Given instruction: Leave out the pictures, and retype only the lines from the beginning of the material through the line that contains "8.7, 6.0, 6.0];", including both.

Available data:
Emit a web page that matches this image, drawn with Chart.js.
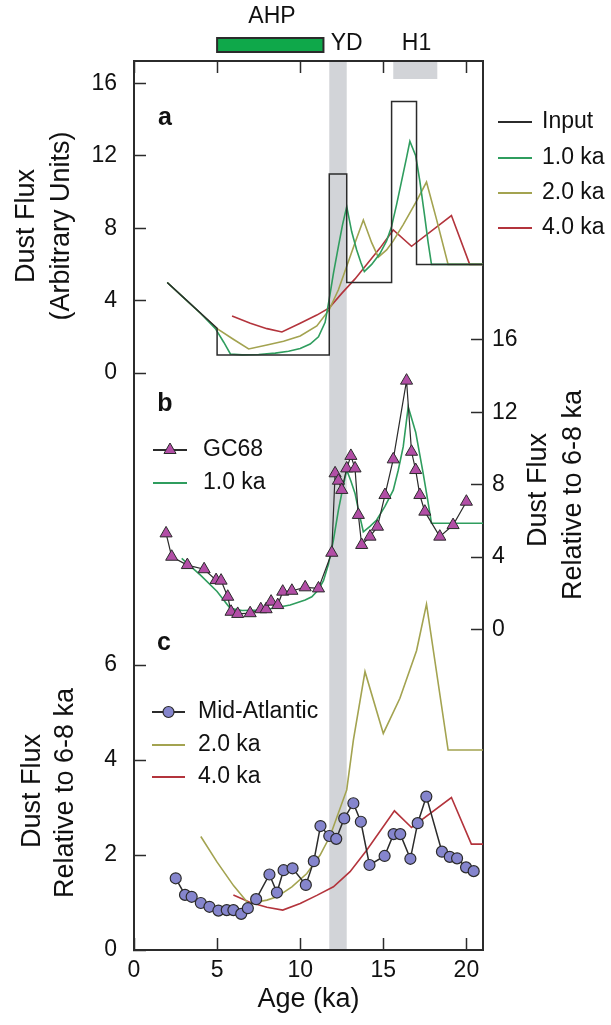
<!DOCTYPE html>
<html>
<head>
<meta charset="utf-8">
<script src="https://cdn.jsdelivr.net/npm/chart.js@4.4.1/dist/chart.umd.min.js"></script>
<style>
  html, body { margin: 0; padding: 0; background: #fff; }
  #wrap { width: 611px; height: 1025px; position: relative; }
</style>
</head>
<body>
<div id="wrap"><canvas id="graphique"></canvas></div>
<script>
// ===============================
// DATA
// ===============================

// x axis (age, ka)
const xTicks = [0, 5, 10, 15, 20];
const aTicks = [0, 4, 8, 12, 16];   // panel a, left
const bTicks = [0, 4, 8, 12, 16];   // panel b, right
const cTicks = [0, 2, 4, 6];        // panel c, left

// shaded intervals / bars (ka)
const ydBand = [11.75, 12.8];
const h1Band = [15.6, 18.25];
const ahpBar = [5, 11.4];

// panel a : input + model responses
const inputAge  = [2, 5, 5, 11.75, 11.75, 12.8, 12.8, 15.5, 15.5, 17, 17, 21];
const inputFlux = [5, 2.47, 1, 1, 11, 11, 5, 5, 15, 15, 6, 6];

const a10Age  = [2, 3, 4, 4.9, 5.4, 5.8, 6.5, 7.5, 8.5, 9.3, 10, 10.6, 11.1, 11.5, 11.75, 12.0, 12.3, 12.55, 12.8, 13.1, 13.4, 13.65, 13.86, 14.3, 14.8, 15.2, 15.5, 15.8, 16.1, 16.4, 16.6, 16.95, 17.2, 17.5, 17.7, 17.9, 21];
const a10Flux = [5, 4.15, 3.3, 2.45, 1.7, 1.05, 1.0, 1.02, 1.1, 1.2, 1.35, 1.6, 2.0, 2.8, 4.1, 5.5, 7.0, 8.2, 9.2, 7.8, 6.8, 6.1, 5.6, 6.0, 6.6, 7.3, 8.1, 9.3, 10.6, 11.9, 12.8, 12.0, 10.6, 8.6, 7.2, 6.0, 6.0];

const a20Age  = [2, 3, 4, 5, 6, 6.9, 8, 9, 10, 11, 11.75, 12.3, 12.8, 13.3, 13.8, 14.3, 14.7, 15.2, 15.6, 16.2, 17.0, 17.6, 18.2, 18.9, 21];
const a20Flux = [5, 4.15, 3.3, 2.45, 1.85, 1.33, 1.55, 1.75, 2.05, 2.6, 3.5, 4.6, 5.9, 7.2, 8.45, 7.2, 6.4, 6.8, 7.3, 8.2, 9.5, 10.55, 8.5, 6.0, 6.0];

const a40Age  = [5.9, 7, 8, 8.9, 10, 11, 11.75, 12.5, 13.3, 14, 14.8, 15.6, 16.7, 19.1, 20.2, 21];
const a40Flux = [3.15, 2.75, 2.45, 2.27, 2.75, 3.2, 3.6, 4.4, 5.2, 6.0, 6.9, 7.9, 7.0, 8.7, 6.0, 6.0];

// panel b : GC68 record + 1.0 ka response
const gcAge  = [1.93, 2.27, 3.21, 4.22, 4.94, 5.24, 5.64, 5.84, 6.24, 6.99, 7.63, 7.95, 8.25, 8.65, 8.95, 9.5, 10.3, 11.1, 11.9, 12.1, 12.3, 12.5, 12.8, 13.05, 13.3, 13.5, 13.7, 14.2, 14.65, 15.1, 15.6, 16.4, 16.7, 16.95, 17.2, 17.5, 18.4, 19.2, 20.0];
const gcFlux = [5.31, 4.02, 3.56, 3.33, 2.73, 2.70, 1.81, 0.98, 0.86, 0.90, 1.12, 1.12, 1.54, 1.35, 2.09, 2.14, 2.33, 2.27, 4.24, 8.63, 8.22, 7.71, 8.9, 9.59, 8.9, 6.33, 4.67, 5.13, 5.68, 7.43, 9.4, 13.75, 9.82, 8.81, 7.43, 6.51, 5.13, 5.77, 7.06];

const b10Age  = [2.87, 4, 5, 5.78, 6.5, 7.8, 9.4, 10.3, 10.7, 11.1, 11.4, 11.7, 12.0, 12.3, 12.6, 12.8, 13.05, 13.3, 13.55, 13.8, 14.2, 14.6, 15.1, 15.6, 15.9, 16.2, 16.5, 16.95, 17.4, 17.7, 17.9, 21];
const b10Flux = [3.93, 3.0, 2.1, 1.17, 1.05, 1.08, 1.35, 1.63, 1.81, 2.2, 2.7, 3.6, 4.94, 6.6, 7.98, 8.81, 8.2, 7.52, 6.4, 5.4, 5.7, 6.05, 6.8, 7.7, 8.8, 10.1, 12.3, 10.9, 8.63, 7.0, 5.87, 5.87];

// panel c : Mid-Atlantic record + 2.0 / 4.0 ka responses
const maAge  = [2.51, 3.07, 3.47, 4.02, 4.54, 5.08, 5.58, 5.98, 6.45, 6.85, 7.35, 8.15, 8.6, 9.0, 9.54, 10.34, 10.82, 11.22, 11.75, 12.17, 12.65, 13.2, 13.65, 14.17, 15.08, 15.62, 16.02, 16.63, 17.07, 17.59, 18.53, 19.0, 19.44, 19.98, 20.44];
const maFlux = [1.51, 1.16, 1.12, 0.99, 0.91, 0.83, 0.84, 0.84, 0.76, 0.88, 1.07, 1.59, 1.21, 1.68, 1.72, 1.37, 1.87, 2.61, 2.4, 2.34, 2.77, 3.09, 2.7, 1.79, 1.98, 2.44, 2.44, 1.92, 2.67, 3.23, 2.07, 1.96, 1.93, 1.74, 1.66];

const c20Age  = [4.02, 5, 6, 6.88, 8, 8.6, 9.5, 10.4, 11.2, 11.8, 12.8, 13.2, 13.9, 15.0, 16.0, 17.0, 17.6, 18.9, 21];
const c20Flux = [2.39, 1.85, 1.35, 0.98, 1.05, 1.12, 1.33, 1.61, 2.0, 2.4, 3.37, 4.42, 5.86, 4.56, 5.3, 6.3, 7.28, 4.21, 4.21];

const c40Age  = [5.98, 7, 8, 8.95, 10, 11, 12, 13, 14, 15.67, 16.7, 19.1, 20.3, 21];
const c40Flux = [1.16, 1.0, 0.9, 0.84, 0.98, 1.15, 1.33, 1.65, 2.1, 2.93, 2.58, 3.21, 2.23, 2.23];

// ===============================
// STYLE / LAYOUT
// ===============================
const FONT = "'Liberation Sans', Arial, sans-serif";
const INK = '#2b2b2b';
const GREEN = '#2f9d5e';
const OLIVE = '#a3a350';
const RED = '#b3343c';
const TRI_FILL = '#b24ea6';
const DOT_FILL = '#8585cd';
const BAND = '#d2d4d8';

const TOP = 61, BOTTOM = 950, LEFT = 134, RIGHT = 483;
// panel pixel placement: zero line and pixels per unit
const aZero = 373, aUnit = 18.1;
const bZero = 629.5, bUnit = 18.1;
const cZero = 950, cUnit = 47.5;

// the left axis carries both panel c and panel a ticks:
// a panel-a value is placed where the hidden panel-a scale would put it
const aOnC = (a) => (cZero - aZero + a * aUnit) / cUnit;
const leftTickVals = cTicks.concat(aTicks.map(aOnC));
const leftTickLabels = cTicks.concat(aTicks).map(String);

function pts(ages, vals) {
  return ages.map((a, i) => ({ x: a, y: vals[i] }));
}
function fixTicks(list) {
  return (scale) => { scale.ticks = list.map(v => ({ value: v })); };
}

const tickGrid = { drawOnChartArea: false, tickLength: -12, tickWidth: 1.5, tickColor: INK };
const axisBorder = { color: INK, width: 2 };
const tickFont = { family: FONT, size: 23 };

// ===============================
// DRAWING HELPERS (legends, labels, bands)
// ===============================
function rotText(ctx, txt, x, y) {
  ctx.save();
  ctx.translate(x, y);
  ctx.rotate(-Math.PI / 2);
  ctx.fillText(txt, 0, 0);
  ctx.restore();
}
function triangle(ctx, x, y, r) {
  ctx.beginPath();
  ctx.moveTo(x, y - r);
  ctx.lineTo(x + r * Math.sin(Math.PI * 2 / 3), y - r * Math.cos(Math.PI * 2 / 3));
  ctx.lineTo(x + r * Math.sin(Math.PI * 4 / 3), y - r * Math.cos(Math.PI * 4 / 3));
  ctx.closePath();
  ctx.fillStyle = TRI_FILL;
  ctx.fill();
  ctx.lineWidth = 1;
  ctx.strokeStyle = INK;
  ctx.stroke();
}
function dot(ctx, x, y, r) {
  ctx.beginPath();
  ctx.arc(x, y, r, 0, Math.PI * 2);
  ctx.fillStyle = DOT_FILL;
  ctx.fill();
  ctx.lineWidth = 1.2;
  ctx.strokeStyle = INK;
  ctx.stroke();
}
function legendRow(ctx, x0, x1, tx, y, color, label, marker) {
  ctx.strokeStyle = color;
  ctx.lineWidth = 2;
  ctx.beginPath();
  ctx.moveTo(x0, y);
  ctx.lineTo(x1, y);
  ctx.stroke();
  if (marker) marker(ctx, (x0 + x1) / 2, y);
  ctx.fillStyle = '#111';
  ctx.fillText(label, tx, y);
}

const extras = {
  id: 'extras',
  beforeDatasetsDraw(chart) {
    const { ctx, chartArea: ca, scales: { x } } = chart;
    ctx.save();
    ctx.fillStyle = BAND;
    const y1 = x.getPixelForValue(ydBand[0]), y2 = x.getPixelForValue(ydBand[1]);
    ctx.fillRect(y1, ca.top + 1, y2 - y1, ca.bottom - ca.top - 2);
    const h1 = x.getPixelForValue(h1Band[0]), h2 = x.getPixelForValue(h1Band[1]);
    ctx.fillRect(h1, ca.top + 1, h2 - h1, 17);
    ctx.restore();
  },
  afterDraw(chart) {
    const { ctx, scales: { x } } = chart;
    ctx.save();
    // AHP bar + period labels
    const b1 = x.getPixelForValue(ahpBar[0]), b2 = x.getPixelForValue(ahpBar[1]);
    ctx.fillStyle = '#0fa84a';
    ctx.fillRect(b1, 38, b2 - b1, 14);
    ctx.lineWidth = 2;
    ctx.strokeStyle = INK;
    ctx.strokeRect(b1, 38, b2 - b1, 14);

    ctx.fillStyle = '#111';
    ctx.textBaseline = 'middle';
    ctx.textAlign = 'center';
    ctx.font = `23px ${FONT}`;
    ctx.fillText('AHP', x.getPixelForValue(8.3), 17);
    ctx.fillText('YD', x.getPixelForValue(12.8), 44);
    ctx.fillText('H1', x.getPixelForValue(17.0), 44);

    // panel letters
    ctx.font = `bold 25px ${FONT}`;
    ctx.fillText('a', 165, 118);
    ctx.fillText('b', 165, 404);
    ctx.fillText('c', 164, 643);

    // axis titles
    ctx.font = `27px ${FONT}`;
    rotText(ctx, 'Dust Flux', 27, 226);
    rotText(ctx, '(Arbitrary Units)', 62, 226);
    rotText(ctx, 'Dust Flux', 33, 791);
    rotText(ctx, 'Relative to 6-8 ka', 66, 793);
    rotText(ctx, 'Dust Flux', 539, 490);
    rotText(ctx, 'Relative to 6-8 ka', 574, 495);

    // legends
    ctx.font = `23px ${FONT}`;
    ctx.textAlign = 'left';
    legendRow(ctx, 498, 532, 542, 122, INK, 'Input');
    legendRow(ctx, 498, 532, 542, 158, GREEN, '1.0 ka');
    legendRow(ctx, 498, 532, 542, 193, OLIVE, '2.0 ka');
    legendRow(ctx, 498, 532, 542, 228, RED, '4.0 ka');

    legendRow(ctx, 153, 187, 203, 450, INK, 'GC68', (c, px, py) => triangle(c, px, py, 7));
    legendRow(ctx, 153, 187, 203, 483, GREEN, '1.0 ka');

    legendRow(ctx, 152, 185, 198, 712, INK, 'Mid-Atlantic', (c, px, py) => dot(c, px, py, 5.5));
    legendRow(ctx, 152, 185, 198, 745, OLIVE, '2.0 ka');
    legendRow(ctx, 152, 185, 198, 777, RED, '4.0 ka');
    ctx.restore();
  }
};

// ===============================
// CHART
// ===============================
function createChart() {
  const ctx = document.getElementById('graphique');
  if (!ctx) return;

  const line = (data, axis, color, width) => ({
    data, yAxisID: axis, borderColor: color, borderWidth: width,
    pointRadius: 0, fill: false, tension: 0
  });

  new Chart(ctx, {
    type: 'line',
    data: {
      datasets: [
        {
          label: 'GC68', data: pts(gcAge, gcFlux), yAxisID: 'yB',
          borderColor: INK, borderWidth: 1.2, tension: 0,
          pointStyle: 'triangle', pointRadius: 7,
          pointBackgroundColor: TRI_FILL, pointBorderColor: INK, pointBorderWidth: 1
        },
        {
          label: 'Mid-Atlantic', data: pts(maAge, maFlux), yAxisID: 'yC',
          borderColor: INK, borderWidth: 1.5, tension: 0,
          pointStyle: 'circle', pointRadius: 5.5,
          pointBackgroundColor: DOT_FILL, pointBorderColor: INK, pointBorderWidth: 1.2
        },
        line(pts(inputAge, inputFlux), 'yA', INK, 1.5),
        line(pts(a10Age, a10Flux), 'yA', GREEN, 1.6),
        line(pts(a20Age, a20Flux), 'yA', OLIVE, 1.6),
        line(pts(a40Age, a40Flux), 'yA', RED, 1.6),
        line(pts(b10Age, b10Flux), 'yB', GREEN, 1.6),
        line(pts(c20Age, c20Flux), 'yC', OLIVE, 1.6),
        line(pts(c40Age, c40Flux), 'yC', RED, 1.6)
      ]
    },
    options: {
      responsive: true,
      maintainAspectRatio: false,
      animation: false,
      layout: { autoPadding: false, padding: { top: TOP, left: 0, right: 0, bottom: 0 } },
      plugins: { legend: { display: false }, tooltip: { enabled: false } },
      scales: {
        x: {
          type: 'linear', position: 'bottom', min: 0, max: 21,
          afterBuildTicks: fixTicks(xTicks),
          ticks: { font: tickFont, color: '#111', padding: 19, autoSkip: false, maxRotation: 0 },
          grid: tickGrid, border: axisBorder,
          title: { display: true, text: 'Age (ka)', color: '#111', font: { family: FONT, size: 27 }, padding: { top: 0, bottom: 9 } },
          afterFit: (s) => { s.height = 1025 - BOTTOM; }
        },
        xTop: {
          type: 'linear', position: 'top', min: 0, max: 21,
          afterBuildTicks: fixTicks(xTicks),
          ticks: { display: false },
          grid: tickGrid, border: axisBorder,
          afterFit: (s) => { s.height = 0; }
        },
        // panel a scale: used by the data, its ticks are shown on the left axis
        yA: {
          type: 'linear', position: 'left', display: false,
          min: -(BOTTOM - aZero) / aUnit, max: (aZero - TOP) / aUnit
        },
        yC: {
          type: 'linear', position: 'left',
          min: -(BOTTOM - cZero) / cUnit, max: (cZero - TOP) / cUnit,
          afterBuildTicks: fixTicks(leftTickVals),
          ticks: {
            font: tickFont, color: '#111', padding: 29, autoSkip: false,
            callback: (v, i) => leftTickLabels[i]
          },
          grid: tickGrid, border: axisBorder,
          afterFit: (s) => { s.width = LEFT; }
        },
        yB: {
          type: 'linear', position: 'right',
          min: -(BOTTOM - bZero) / bUnit, max: (bZero - TOP) / bUnit,
          afterBuildTicks: fixTicks(bTicks),
          ticks: { font: tickFont, color: '#111', padding: 21, autoSkip: false },
          grid: tickGrid, border: axisBorder,
          afterFit: (s) => { s.width = 611 - RIGHT; }
        }
      }
    },
    plugins: [extras]
  });
}

document.addEventListener('DOMContentLoaded', createChart);
</script>
</body>
</html>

The output:
Emit a web page that matches this image, drawn with Chart.js.
<!DOCTYPE html>
<html>
<head>
<meta charset="utf-8">
<script src="https://cdn.jsdelivr.net/npm/chart.js@4.4.1/dist/chart.umd.min.js"></script>
<style>
  html, body { margin: 0; padding: 0; background: #fff; }
  #wrap { width: 611px; height: 1025px; position: relative; }
</style>
</head>
<body>
<div id="wrap"><canvas id="graphique"></canvas></div>
<script>
// ===============================
// DATA
// ===============================

// x axis (age, ka)
const xTicks = [0, 5, 10, 15, 20];
const aTicks = [0, 4, 8, 12, 16];   // panel a, left
const bTicks = [0, 4, 8, 12, 16];   // panel b, right
const cTicks = [0, 2, 4, 6];        // panel c, left

// shaded intervals / bars (ka)
const ydBand = [11.75, 12.8];
const h1Band = [15.6, 18.25];
const ahpBar = [5, 11.4];

// panel a : input + model responses
const inputAge  = [2, 5, 5, 11.75, 11.75, 12.8, 12.8, 15.5, 15.5, 17, 17, 21];
const inputFlux = [5, 2.47, 1, 1, 11, 11, 5, 5, 15, 15, 6, 6];

const a10Age  = [2, 3, 4, 4.9, 5.4, 5.8, 6.5, 7.5, 8.5, 9.3, 10, 10.6, 11.1, 11.5, 11.75, 12.0, 12.3, 12.55, 12.8, 13.1, 13.4, 13.65, 13.86, 14.3, 14.8, 15.2, 15.5, 15.8, 16.1, 16.4, 16.6, 16.95, 17.2, 17.5, 17.7, 17.9, 21];
const a10Flux = [5, 4.15, 3.3, 2.45, 1.7, 1.05, 1.0, 1.02, 1.1, 1.2, 1.35, 1.6, 2.0, 2.8, 4.1, 5.5, 7.0, 8.2, 9.2, 7.8, 6.8, 6.1, 5.6, 6.0, 6.6, 7.3, 8.1, 9.3, 10.6, 11.9, 12.8, 12.0, 10.6, 8.6, 7.2, 6.0, 6.0];

const a20Age  = [2, 3, 4, 5, 6, 6.9, 8, 9, 10, 11, 11.75, 12.3, 12.8, 13.3, 13.8, 14.3, 14.7, 15.2, 15.6, 16.2, 17.0, 17.6, 18.2, 18.9, 21];
const a20Flux = [5, 4.15, 3.3, 2.45, 1.85, 1.33, 1.55, 1.75, 2.05, 2.6, 3.5, 4.6, 5.9, 7.2, 8.45, 7.2, 6.4, 6.8, 7.3, 8.2, 9.5, 10.55, 8.5, 6.0, 6.0];

const a40Age  = [5.9, 7, 8, 8.9, 10, 11, 11.75, 12.5, 13.3, 14, 14.8, 15.6, 16.7, 19.1, 20.2, 21];
const a40Flux = [3.15, 2.75, 2.45, 2.27, 2.75, 3.2, 3.6, 4.4, 5.2, 6.0, 6.9, 7.9, 7.0, 8.7, 6.0, 6.0];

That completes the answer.